Why isn’t your strategy being funded? Many call themselves prop firms but aren’t. Let me explain. I define a prop firm as that where the firm backs its traders. There are too many who call themselves prop firms but are merely arcades. Some of these arcades are even quite big and well-known but still just arcades. What is an arcade? An arcade is a place where you put up money and the arcade will cut you off if you draw down on your trading near the capital you deposited. There is nothing wrong with trading at an arcade. They just aren’t going to back you. As soon as the firm has risk exposure to your trading they will cut the cord or ask you to redeposit more money. I suspect you may have been talking to arcades who were calling themselves prop firms and this is a potential reason they were not willing to back you.
There is another reason: your strategy as you defined it is too risky. We back options traders and I asked Seth for his take on why others were not backing you. Seth wrote:
He can’t find backers because the maximum loss of an uncovered call is infinity. That scares people. You go in overnight with an infinite exposure every night. I would not advocate our backing him for that exact reason. Now if he was willing to cut into his profits and cover it—with a call above the short one that therefore caps our risk, and he trades that successfully for a while, then I’m interested. And I suspect others will be as well.
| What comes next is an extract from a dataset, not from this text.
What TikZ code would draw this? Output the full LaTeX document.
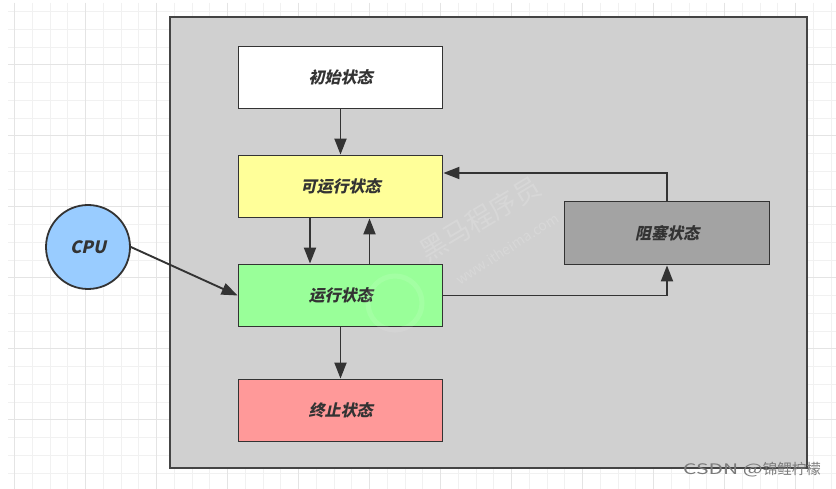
\documentclass[tikz,border=0pt]{standalone}
\usepackage{fontspec}
\newfontfamily\cjk{Noto Sans CJK SC}[FakeSlant=0.22]
\newfontfamily\cjkplain{Noto Sans CJK SC}
\usetikzlibrary{arrows.meta,calc}
\definecolor{linedark}{HTML}{333333}
\definecolor{outerfill}{HTML}{D0D0D0}
\definecolor{outerline}{HTML}{444444}
\definecolor{gridminor}{HTML}{F1F1F1}
\definecolor{gridmajor}{HTML}{E4E4E4}
\definecolor{initfill}{HTML}{FFFFFF}
\definecolor{readyfill}{HTML}{FFFF99}
\definecolor{runfill}{HTML}{99FF99}
\definecolor{termfill}{HTML}{FF9999}
\definecolor{blockfill}{HTML}{A3A3A3}
\definecolor{cpufill}{HTML}{99CCFF}
\definecolor{wmgray}{HTML}{7A7A7A}
\tikzset{
  statebox/.style={draw=linedark, line width=1.8pt, minimum width=204pt, minimum height=62pt,
    inner sep=0pt, text=linedark, font=\cjk\bfseries\fontsize{16}{16}\selectfont},
  cpustyle/.style={circle, draw=linedark, line width=1.8pt, fill=cpufill, minimum size=84pt,
    inner sep=0pt, text=linedark, font=\cjk\bfseries\fontsize{17}{17}\selectfont},
  arr/.style={draw=linedark, line width=1.9pt, -{Triangle[length=16pt,width=12pt]}},
  gline/.style={draw=gridminor, line width=0.8pt},
  gmaj/.style={draw=gridmajor, line width=0.8pt},
  wm/.style={text=white, text opacity=0.16, inner sep=0pt},
}
\begin{document}
\begin{tikzpicture}[x=1pt,y=-1pt]
\useasboundingbox (0,0) rectangle (836,489);
\fill[white] (0,0) rectangle (836,489);
% grid
\foreach \i in {0,...,46} { \draw[gline] ({14.5+17.75*\i},3) -- ({14.5+17.75*\i},489); }
\foreach \j in {0,...,26} { \draw[gline] (8,{11.5+17.75*\j}) -- (836,{11.5+17.75*\j}); }
\foreach \i in {-1,...,10} { \draw[gmaj] ({85.5+71*\i},3) -- ({85.5+71*\i},489); }
\foreach \j in {0,...,5} { \draw[gmaj] (8,{64.75+71*\j}) -- (836,{64.75+71*\j}); }
% outer container
\draw[draw=outerline, fill=outerfill, line width=2.2pt] (170,17) rectangle (807,468);
% watermark
\node[wm, rotate=31, font=\cjkplain\fontsize{27}{27}\selectfont] (wmcn) at (480,219) {黑马程序员};
\node[wm, rotate=33, font=\cjkplain\fontsize{14}{14}\selectfont] (wmen) at (507,249) {www.itheima.com};
% nodes
\node[statebox, fill=initfill] (init) at (340.5,77.5) {初始状态};
\node[statebox, fill=readyfill] (ready) at (340.5,186.5) {可运行状态};
\node[statebox, fill=runfill] (run) at (340.5,295.5) {运行状态};
\node[statebox, fill=termfill] (term) at (340.5,410.5) {终止状态};
\node[statebox, fill=blockfill, minimum width=205pt, minimum height=63pt] (block) at (667,233) {阻塞状态};
\node[cpustyle] (cpu) at (88,247) {CPU};
% watermark logo ring
\draw[white, opacity=0.1, line width=5pt] (395,303) circle (27);
% connectors
\draw[arr] (init.south) -- (ready.north);
\draw[arr] ([xshift=-30.5pt]ready.south) -- ([xshift=-30.5pt]run.north);
\draw[arr] ([xshift=29pt]run.north) -- ([xshift=29pt]ready.south);
\draw[arr] (run.south) -- (term.north);
\draw[arr] (cpu.east) -- (run.west);
\draw[arr] (run.east) -| (block.south);
\draw[arr] (block.north) |- ([yshift=13.5pt]ready.east);
% CSDN mark
\node[text=wmgray, inner sep=0pt, anchor=east, font=\cjkplain\fontsize{14.5}{14.5}\selectfont] (csdn) at (821,470)
  {\scalebox{1.45}[1]{CSDN @}锦鲤柠檬};
\end{tikzpicture}
\end{document}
Make that adjustment to your strategy and we would be interested in talking to you as would other prop firms. Until then your trading poses too much risk.
Mike Bellafiore
No relevant positions
3 Comments on “How Do I Find a Firm to Back My Trading?”
If you can’t be a good day trader, you can’t be a good options seller. And vice versa
Also they won’t fund anybody unless they know they are malleable. They prefer traders with no experience so they can teach them their style.
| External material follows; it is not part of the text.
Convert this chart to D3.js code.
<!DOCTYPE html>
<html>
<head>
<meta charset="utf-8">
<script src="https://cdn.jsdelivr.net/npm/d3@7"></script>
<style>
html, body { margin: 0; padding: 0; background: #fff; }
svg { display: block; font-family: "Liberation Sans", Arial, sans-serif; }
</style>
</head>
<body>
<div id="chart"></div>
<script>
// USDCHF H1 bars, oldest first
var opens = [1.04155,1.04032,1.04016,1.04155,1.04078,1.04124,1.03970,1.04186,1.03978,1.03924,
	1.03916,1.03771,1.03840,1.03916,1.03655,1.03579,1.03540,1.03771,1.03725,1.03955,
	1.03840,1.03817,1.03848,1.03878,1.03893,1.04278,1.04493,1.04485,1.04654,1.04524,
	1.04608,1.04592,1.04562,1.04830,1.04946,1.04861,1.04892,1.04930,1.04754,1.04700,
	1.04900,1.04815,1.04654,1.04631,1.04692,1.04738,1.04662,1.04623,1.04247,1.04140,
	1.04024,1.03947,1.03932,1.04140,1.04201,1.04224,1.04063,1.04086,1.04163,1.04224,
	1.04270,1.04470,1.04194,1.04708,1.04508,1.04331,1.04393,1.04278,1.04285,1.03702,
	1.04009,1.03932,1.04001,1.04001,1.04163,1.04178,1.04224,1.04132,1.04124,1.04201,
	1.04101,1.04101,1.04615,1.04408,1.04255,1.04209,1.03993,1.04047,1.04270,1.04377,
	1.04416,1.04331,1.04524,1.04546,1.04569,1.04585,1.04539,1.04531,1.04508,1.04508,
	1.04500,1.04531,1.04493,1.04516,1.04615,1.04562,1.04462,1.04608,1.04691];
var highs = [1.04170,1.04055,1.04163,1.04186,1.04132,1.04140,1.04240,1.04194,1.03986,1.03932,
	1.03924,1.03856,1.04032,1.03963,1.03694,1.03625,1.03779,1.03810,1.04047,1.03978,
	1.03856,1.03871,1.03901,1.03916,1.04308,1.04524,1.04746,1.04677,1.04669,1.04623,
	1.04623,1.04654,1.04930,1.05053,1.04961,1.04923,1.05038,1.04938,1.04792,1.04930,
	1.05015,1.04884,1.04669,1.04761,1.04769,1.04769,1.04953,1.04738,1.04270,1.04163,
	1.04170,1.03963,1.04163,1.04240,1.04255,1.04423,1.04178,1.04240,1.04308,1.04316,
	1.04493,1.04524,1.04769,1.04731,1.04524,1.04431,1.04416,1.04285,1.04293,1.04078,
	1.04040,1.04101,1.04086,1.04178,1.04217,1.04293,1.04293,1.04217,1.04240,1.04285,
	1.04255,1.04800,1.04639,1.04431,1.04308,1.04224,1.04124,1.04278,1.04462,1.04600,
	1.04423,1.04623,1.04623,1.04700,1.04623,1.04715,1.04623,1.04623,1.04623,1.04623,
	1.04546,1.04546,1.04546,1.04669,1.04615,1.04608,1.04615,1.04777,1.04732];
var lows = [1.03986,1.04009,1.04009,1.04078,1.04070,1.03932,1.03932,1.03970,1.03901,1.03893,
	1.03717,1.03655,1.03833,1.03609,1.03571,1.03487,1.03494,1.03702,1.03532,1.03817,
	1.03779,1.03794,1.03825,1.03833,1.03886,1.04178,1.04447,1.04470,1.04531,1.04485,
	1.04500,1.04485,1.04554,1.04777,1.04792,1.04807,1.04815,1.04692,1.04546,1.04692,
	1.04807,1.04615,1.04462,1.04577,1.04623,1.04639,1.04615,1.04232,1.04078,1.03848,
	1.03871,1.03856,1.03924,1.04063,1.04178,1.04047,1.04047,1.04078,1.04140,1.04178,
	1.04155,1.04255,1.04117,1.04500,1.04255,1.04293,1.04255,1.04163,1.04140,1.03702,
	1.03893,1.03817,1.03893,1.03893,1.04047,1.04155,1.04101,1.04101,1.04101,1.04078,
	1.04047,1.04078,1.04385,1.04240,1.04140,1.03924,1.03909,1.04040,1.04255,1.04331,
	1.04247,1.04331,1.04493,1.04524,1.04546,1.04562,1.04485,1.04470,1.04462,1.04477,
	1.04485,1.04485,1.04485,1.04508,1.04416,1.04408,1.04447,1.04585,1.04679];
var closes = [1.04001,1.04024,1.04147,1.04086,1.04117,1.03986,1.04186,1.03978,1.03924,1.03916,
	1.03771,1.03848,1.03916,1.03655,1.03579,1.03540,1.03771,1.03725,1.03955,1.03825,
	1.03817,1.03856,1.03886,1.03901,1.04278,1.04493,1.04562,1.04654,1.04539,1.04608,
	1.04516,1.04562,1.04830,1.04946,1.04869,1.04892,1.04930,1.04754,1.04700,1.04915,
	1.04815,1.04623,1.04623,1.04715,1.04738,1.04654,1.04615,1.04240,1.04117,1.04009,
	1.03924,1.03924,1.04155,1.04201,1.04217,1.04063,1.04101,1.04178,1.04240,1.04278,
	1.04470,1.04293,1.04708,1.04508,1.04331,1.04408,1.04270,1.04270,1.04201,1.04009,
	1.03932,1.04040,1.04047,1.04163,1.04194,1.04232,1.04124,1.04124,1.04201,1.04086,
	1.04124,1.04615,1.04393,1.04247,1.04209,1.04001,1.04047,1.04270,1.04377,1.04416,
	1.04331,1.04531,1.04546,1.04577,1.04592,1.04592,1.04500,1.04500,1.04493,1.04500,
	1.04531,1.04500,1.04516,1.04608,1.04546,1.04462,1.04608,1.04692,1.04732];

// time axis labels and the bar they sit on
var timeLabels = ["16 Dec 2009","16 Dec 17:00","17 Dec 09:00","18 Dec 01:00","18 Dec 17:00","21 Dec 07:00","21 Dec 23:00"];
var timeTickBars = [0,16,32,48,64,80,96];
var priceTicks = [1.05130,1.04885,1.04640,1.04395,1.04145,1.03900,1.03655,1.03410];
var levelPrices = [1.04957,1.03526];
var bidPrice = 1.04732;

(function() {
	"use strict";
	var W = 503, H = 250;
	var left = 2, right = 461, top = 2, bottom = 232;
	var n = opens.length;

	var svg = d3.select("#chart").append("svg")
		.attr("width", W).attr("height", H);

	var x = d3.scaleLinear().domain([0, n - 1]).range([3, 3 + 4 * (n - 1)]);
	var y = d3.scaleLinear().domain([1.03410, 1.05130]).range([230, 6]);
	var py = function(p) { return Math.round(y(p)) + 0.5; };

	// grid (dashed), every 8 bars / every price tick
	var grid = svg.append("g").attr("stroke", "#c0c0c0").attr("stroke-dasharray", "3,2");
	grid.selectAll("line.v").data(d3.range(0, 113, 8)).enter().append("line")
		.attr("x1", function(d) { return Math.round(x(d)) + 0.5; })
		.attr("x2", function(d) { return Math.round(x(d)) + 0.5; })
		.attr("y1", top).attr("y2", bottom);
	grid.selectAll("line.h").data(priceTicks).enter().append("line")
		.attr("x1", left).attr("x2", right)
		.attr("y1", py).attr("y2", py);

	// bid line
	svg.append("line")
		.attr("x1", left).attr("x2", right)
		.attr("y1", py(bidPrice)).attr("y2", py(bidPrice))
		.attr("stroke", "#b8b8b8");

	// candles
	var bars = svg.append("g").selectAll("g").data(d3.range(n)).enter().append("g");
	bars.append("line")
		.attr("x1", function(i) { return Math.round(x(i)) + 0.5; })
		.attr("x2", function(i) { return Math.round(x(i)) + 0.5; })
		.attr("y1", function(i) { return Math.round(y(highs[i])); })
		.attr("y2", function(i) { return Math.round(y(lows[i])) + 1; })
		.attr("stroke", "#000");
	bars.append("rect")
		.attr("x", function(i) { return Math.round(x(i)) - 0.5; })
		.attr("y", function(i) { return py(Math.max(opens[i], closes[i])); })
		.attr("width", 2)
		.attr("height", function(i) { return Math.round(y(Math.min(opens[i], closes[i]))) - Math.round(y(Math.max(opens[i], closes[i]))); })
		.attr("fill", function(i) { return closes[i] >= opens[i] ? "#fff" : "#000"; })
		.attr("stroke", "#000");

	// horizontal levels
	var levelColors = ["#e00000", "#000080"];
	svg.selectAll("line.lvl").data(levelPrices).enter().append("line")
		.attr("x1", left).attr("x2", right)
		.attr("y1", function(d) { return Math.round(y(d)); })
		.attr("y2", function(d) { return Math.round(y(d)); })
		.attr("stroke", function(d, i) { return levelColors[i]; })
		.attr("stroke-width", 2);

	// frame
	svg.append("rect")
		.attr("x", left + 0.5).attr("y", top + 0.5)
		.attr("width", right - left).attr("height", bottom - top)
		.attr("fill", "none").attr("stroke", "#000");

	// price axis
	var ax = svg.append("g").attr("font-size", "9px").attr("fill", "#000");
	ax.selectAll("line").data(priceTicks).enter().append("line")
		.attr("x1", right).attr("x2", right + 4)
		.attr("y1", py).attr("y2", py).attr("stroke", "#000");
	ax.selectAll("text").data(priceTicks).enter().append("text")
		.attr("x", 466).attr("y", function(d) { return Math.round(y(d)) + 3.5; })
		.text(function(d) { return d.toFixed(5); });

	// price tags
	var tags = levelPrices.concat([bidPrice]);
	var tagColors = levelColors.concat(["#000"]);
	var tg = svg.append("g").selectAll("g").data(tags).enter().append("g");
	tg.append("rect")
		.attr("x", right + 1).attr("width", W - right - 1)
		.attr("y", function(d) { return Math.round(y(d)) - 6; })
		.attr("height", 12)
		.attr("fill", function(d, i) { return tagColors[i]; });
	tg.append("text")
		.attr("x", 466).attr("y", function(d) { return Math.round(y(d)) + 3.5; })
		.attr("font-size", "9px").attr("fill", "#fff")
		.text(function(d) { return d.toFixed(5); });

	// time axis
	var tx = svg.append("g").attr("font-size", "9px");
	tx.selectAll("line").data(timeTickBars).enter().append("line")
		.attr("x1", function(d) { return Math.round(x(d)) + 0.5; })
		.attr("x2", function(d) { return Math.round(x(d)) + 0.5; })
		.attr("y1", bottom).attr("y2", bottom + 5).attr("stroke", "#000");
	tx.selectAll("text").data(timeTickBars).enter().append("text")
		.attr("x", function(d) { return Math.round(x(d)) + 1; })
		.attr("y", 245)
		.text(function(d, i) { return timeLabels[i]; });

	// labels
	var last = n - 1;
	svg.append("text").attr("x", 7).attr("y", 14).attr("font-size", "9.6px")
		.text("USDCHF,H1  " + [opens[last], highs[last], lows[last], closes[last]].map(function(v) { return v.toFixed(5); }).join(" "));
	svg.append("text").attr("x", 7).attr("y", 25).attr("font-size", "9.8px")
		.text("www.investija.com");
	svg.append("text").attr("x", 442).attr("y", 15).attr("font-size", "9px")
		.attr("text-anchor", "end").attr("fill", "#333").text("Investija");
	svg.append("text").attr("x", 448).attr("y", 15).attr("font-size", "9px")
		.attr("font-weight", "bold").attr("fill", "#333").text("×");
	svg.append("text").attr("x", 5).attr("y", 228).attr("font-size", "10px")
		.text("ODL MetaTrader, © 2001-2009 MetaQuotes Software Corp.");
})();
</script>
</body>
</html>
I appreciate you taking time to answer my question Mike. I didn’t really elaborate on how I trade, but buying a call further out of the money than the one being sold would take away from my edge. My edge comes from the fact that I only sell calls far out of the money, receiving a smaller premium in exchange for the higher probability of success. I’m extremely hesitant to make such a drastic change to my trading plan since I have never had any consistency with any other way of trading.
I’ve watched Options Tribe webinars with Greg Loehr where he talks about theoretical risk vs real risk in regards to his Broken Wing Buttefly. He makes excellent points. A good trader who manages risk on an ongoing basis can exit a losing trade before it becomes a catastrophe. I feel that’s what I’ve done, however I do understand that my trading poses potentially unknown risk, and that is why nobody is knocking down my door to trade their money. Thanks again for the answer Mike.